Aim of the task — Your task is to give the data again, exactly, with every line intact.

Provided data —
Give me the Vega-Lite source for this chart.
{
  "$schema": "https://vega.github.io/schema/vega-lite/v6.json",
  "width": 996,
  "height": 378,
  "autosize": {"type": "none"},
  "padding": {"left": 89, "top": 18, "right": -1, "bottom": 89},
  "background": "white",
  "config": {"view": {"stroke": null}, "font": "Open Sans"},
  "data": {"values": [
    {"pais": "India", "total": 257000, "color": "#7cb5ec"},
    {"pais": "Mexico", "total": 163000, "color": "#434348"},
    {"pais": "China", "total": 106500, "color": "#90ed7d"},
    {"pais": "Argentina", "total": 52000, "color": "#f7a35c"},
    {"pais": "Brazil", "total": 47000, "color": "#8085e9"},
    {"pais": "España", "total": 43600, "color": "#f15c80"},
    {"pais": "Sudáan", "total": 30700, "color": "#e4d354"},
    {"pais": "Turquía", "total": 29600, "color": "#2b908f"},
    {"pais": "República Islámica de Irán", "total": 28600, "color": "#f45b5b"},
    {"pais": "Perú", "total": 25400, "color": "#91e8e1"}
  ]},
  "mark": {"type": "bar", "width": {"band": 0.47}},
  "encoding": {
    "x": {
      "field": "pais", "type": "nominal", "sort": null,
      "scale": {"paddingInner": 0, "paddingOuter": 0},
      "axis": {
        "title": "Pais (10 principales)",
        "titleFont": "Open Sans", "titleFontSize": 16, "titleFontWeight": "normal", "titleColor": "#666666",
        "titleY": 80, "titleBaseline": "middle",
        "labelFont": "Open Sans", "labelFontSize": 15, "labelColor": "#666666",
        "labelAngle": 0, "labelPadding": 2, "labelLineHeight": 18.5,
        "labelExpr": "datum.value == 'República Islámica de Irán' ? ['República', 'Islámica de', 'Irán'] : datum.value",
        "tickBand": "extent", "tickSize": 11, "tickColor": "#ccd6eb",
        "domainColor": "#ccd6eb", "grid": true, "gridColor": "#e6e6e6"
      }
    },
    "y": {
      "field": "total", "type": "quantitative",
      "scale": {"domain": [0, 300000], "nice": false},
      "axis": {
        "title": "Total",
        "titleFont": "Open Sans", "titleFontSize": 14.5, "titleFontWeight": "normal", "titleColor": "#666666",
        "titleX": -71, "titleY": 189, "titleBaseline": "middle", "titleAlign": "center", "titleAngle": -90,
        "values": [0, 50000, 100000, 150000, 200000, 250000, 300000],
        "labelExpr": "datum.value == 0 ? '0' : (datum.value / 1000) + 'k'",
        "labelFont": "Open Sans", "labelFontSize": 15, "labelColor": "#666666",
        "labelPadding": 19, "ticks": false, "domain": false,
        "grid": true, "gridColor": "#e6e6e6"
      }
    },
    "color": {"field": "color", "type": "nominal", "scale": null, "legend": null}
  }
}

Result —
Give me the Vega-Lite source for this chart.
{
  "$schema": "https://vega.github.io/schema/vega-lite/v6.json",
  "width": 996,
  "height": 378,
  "autosize": {"type": "none"},
  "padding": {"left": 89, "top": 18, "right": -1, "bottom": 89},
  "background": "white",
  "config": {"view": {"stroke": null}, "font": "Open Sans"},
  "data": {"values": [
    {"pais": "India", "total": 257000, "color": "#7cb5ec"},
    {"pais": "Mexico", "total": 163000, "color": "#434348"},
    {"pais": "China", "total": 106500, "color": "#90ed7d"},
    {"pais": "Argentina", "total": 52000, "color": "#f7a35c"},
    {"pais": "Brazil", "total": 47000, "color": "#8085e9"},
    {"pais": "España", "total": 43600, "color": "#f15c80"},
    {"pais": "Sudáan", "total": 30700, "color": "#e4d354"},
    {"pais": "Turquía", "total": 29600, "color": "#2b908f"},
    {"pais": "República Islámica de Irán", "total": 28600, "color": "#f45b5b"},
    {"pais": "Perú", "total": 25400, "color": "#91e8e1"}
  ]},
  "mark": {"type": "bar", "width": {"band": 0.47}},
  "encoding": {
    "x": {
      "field": "pais", "type": "nominal", "sort": null,
      "scale": {"paddingInner": 0, "paddingOuter": 0},
      "axis": {
        "title": "Pais (10 principales)",
        "titleFont": "Open Sans", "titleFontSize": 16, "titleFontWeight": "normal", "titleColor": "#666666",
        "titleY": 80, "titleBaseline": "middle",
        "labelFont": "Open Sans", "labelFontSize": 15, "labelColor": "#666666",
        "labelAngle": 0, "labelPadding": 2, "labelLineHeight": 18.5,
        "labelExpr": "datum.value == 'República Islámica de Irán' ? ['República', 'Islámica de', 'Irán'] : datum.value",
        "tickBand": "extent", "tickSize": 11, "tickColor": "#ccd6eb",
        "domainColor": "#ccd6eb", "grid": true, "gridColor": "#e6e6e6"
      }
    },
    "y": {
      "field": "total", "type": "quantitative",
      "scale": {"domain": [0, 300000], "nice": false},
      "axis": {
        "title": "Total",
        "titleFont": "Open Sans", "titleFontSize": 14.5, "titleFontWeight": "normal", "titleColor": "#666666",
        "titleX": -71, "titleY": 189, "titleBaseline": "middle", "titleAlign": "center", "titleAngle": -90,
        "values": [0, 50000, 100000, 150000, 200000, 250000, 300000],
        "labelExpr": "datum.value == 0 ? '0' : (datum.value / 1000) + 'k'",
        "labelFont": "Open Sans", "labelFontSize": 15, "labelColor": "#666666",
        "labelPadding": 19, "ticks": false, "domain": false,
        "grid": true, "gridColor": "#e6e6e6"
      }
    },
    "color": {"field": "color", "type": "nominal", "scale": null, "legend": null}
  }
}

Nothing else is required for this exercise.